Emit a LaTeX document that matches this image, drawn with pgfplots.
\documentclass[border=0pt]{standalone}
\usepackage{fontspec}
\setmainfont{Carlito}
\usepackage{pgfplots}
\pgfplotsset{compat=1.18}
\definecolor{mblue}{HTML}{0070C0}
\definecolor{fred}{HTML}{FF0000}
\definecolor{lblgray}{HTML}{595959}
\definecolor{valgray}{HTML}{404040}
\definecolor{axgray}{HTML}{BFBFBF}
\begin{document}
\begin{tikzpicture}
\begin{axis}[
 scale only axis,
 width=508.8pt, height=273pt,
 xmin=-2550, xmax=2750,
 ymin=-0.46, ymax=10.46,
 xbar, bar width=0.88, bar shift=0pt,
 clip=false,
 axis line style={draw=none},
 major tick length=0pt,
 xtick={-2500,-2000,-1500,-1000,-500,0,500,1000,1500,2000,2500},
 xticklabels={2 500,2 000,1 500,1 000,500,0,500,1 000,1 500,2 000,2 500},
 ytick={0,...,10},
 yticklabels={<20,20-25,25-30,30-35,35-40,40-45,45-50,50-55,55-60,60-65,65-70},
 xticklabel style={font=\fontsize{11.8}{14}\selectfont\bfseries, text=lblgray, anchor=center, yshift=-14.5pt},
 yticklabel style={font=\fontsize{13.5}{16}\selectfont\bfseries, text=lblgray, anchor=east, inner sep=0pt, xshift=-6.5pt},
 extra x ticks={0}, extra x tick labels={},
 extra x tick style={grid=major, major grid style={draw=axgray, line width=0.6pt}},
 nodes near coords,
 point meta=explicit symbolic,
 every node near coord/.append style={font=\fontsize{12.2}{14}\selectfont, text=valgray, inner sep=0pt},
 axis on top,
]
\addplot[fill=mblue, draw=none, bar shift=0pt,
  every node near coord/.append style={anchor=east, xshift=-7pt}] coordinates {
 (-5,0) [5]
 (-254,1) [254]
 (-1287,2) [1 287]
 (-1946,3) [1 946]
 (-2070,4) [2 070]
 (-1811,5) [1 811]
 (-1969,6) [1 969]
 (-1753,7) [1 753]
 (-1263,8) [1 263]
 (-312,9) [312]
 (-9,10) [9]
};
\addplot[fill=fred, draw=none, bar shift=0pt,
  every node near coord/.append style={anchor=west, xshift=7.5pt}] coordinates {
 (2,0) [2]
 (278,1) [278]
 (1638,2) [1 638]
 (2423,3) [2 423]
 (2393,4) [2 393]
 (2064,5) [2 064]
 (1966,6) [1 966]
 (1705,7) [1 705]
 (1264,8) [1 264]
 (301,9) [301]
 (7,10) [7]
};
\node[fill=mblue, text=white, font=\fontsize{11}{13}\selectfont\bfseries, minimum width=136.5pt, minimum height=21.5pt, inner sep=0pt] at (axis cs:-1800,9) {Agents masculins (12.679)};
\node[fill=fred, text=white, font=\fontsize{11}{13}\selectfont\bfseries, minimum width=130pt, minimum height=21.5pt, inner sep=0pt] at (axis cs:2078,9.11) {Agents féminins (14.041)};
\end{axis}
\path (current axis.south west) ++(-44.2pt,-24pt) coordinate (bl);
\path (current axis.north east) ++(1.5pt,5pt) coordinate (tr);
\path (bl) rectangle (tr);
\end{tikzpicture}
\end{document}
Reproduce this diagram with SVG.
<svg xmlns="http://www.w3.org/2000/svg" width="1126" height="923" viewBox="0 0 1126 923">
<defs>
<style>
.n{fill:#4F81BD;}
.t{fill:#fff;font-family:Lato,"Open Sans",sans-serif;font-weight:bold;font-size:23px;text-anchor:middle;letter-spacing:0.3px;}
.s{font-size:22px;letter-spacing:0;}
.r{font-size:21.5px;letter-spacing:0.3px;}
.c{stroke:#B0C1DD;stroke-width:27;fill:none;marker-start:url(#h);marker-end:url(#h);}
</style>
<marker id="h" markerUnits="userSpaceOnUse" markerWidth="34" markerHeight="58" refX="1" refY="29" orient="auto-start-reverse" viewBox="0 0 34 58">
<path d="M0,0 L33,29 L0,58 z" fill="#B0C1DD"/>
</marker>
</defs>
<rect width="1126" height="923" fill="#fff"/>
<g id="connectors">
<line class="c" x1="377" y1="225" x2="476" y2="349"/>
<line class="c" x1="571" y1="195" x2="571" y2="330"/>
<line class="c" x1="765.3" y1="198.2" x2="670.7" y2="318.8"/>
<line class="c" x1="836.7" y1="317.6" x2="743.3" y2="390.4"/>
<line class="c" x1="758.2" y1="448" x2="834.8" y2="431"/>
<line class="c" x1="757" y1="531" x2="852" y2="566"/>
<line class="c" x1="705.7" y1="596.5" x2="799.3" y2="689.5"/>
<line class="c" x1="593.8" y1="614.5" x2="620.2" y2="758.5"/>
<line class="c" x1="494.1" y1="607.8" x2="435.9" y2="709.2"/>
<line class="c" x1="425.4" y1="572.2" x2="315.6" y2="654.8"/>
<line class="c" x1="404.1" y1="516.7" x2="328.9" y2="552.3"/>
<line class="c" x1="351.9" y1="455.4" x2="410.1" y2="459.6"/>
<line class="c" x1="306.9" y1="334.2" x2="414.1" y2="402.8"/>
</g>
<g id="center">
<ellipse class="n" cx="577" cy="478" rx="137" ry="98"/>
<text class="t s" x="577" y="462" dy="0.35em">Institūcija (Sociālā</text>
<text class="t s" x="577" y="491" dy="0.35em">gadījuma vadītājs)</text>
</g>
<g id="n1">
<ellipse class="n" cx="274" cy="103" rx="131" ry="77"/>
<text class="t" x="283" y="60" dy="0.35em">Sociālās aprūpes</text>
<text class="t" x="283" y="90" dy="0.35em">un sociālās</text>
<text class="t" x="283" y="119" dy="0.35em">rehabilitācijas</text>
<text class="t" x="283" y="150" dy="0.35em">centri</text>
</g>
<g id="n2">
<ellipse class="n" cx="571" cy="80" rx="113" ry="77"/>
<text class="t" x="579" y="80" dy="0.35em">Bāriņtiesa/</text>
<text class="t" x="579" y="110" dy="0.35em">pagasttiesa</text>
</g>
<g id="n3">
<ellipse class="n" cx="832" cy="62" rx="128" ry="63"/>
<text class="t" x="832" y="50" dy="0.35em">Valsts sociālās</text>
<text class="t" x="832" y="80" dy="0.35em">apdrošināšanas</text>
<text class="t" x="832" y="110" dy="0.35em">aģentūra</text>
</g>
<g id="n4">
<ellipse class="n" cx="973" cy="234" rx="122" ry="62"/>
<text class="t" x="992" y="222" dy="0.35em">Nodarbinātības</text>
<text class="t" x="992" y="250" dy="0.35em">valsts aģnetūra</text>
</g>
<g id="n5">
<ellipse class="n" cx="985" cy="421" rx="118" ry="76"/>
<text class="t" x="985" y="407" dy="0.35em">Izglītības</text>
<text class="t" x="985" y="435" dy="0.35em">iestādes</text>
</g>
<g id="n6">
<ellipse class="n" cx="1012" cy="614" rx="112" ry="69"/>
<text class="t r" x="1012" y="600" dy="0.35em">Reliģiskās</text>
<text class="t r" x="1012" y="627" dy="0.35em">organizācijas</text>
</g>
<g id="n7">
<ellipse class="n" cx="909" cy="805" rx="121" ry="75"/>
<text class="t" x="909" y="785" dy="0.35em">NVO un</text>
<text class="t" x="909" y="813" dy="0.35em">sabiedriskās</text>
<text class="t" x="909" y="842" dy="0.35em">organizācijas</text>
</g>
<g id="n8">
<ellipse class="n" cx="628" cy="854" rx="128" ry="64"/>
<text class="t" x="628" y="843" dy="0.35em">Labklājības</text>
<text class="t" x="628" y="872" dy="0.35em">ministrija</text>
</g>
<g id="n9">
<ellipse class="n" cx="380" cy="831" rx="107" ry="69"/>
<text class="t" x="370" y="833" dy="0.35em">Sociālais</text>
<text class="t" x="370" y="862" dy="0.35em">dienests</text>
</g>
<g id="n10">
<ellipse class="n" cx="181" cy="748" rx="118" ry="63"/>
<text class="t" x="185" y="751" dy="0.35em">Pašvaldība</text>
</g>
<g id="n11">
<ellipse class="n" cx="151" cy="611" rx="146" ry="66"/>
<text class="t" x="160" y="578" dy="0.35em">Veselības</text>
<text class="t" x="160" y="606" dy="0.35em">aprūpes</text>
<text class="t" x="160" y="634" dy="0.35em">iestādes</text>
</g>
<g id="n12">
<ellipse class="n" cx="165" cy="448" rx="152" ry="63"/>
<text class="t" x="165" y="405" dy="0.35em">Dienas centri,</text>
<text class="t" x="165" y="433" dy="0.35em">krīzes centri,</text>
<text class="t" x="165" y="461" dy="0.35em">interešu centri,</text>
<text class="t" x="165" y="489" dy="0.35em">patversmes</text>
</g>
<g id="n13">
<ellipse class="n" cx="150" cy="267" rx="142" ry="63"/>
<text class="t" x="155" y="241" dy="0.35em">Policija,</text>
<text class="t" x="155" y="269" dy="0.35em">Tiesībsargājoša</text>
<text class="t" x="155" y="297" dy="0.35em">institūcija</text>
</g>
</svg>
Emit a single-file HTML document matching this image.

DIRECTIONS FOR THIS TASK:
Report each line of the material above where the word "HTML" appears.

OUTPUT FOR THIS EXERCISE:
\definecolor{mblue}{HTML}{0070C0}
\definecolor{fred}{HTML}{FF0000}
\definecolor{lblgray}{HTML}{595959}
\definecolor{valgray}{HTML}{404040}
\definecolor{axgray}{HTML}{BFBFBF}
Emit a single-file HTML document matching this image.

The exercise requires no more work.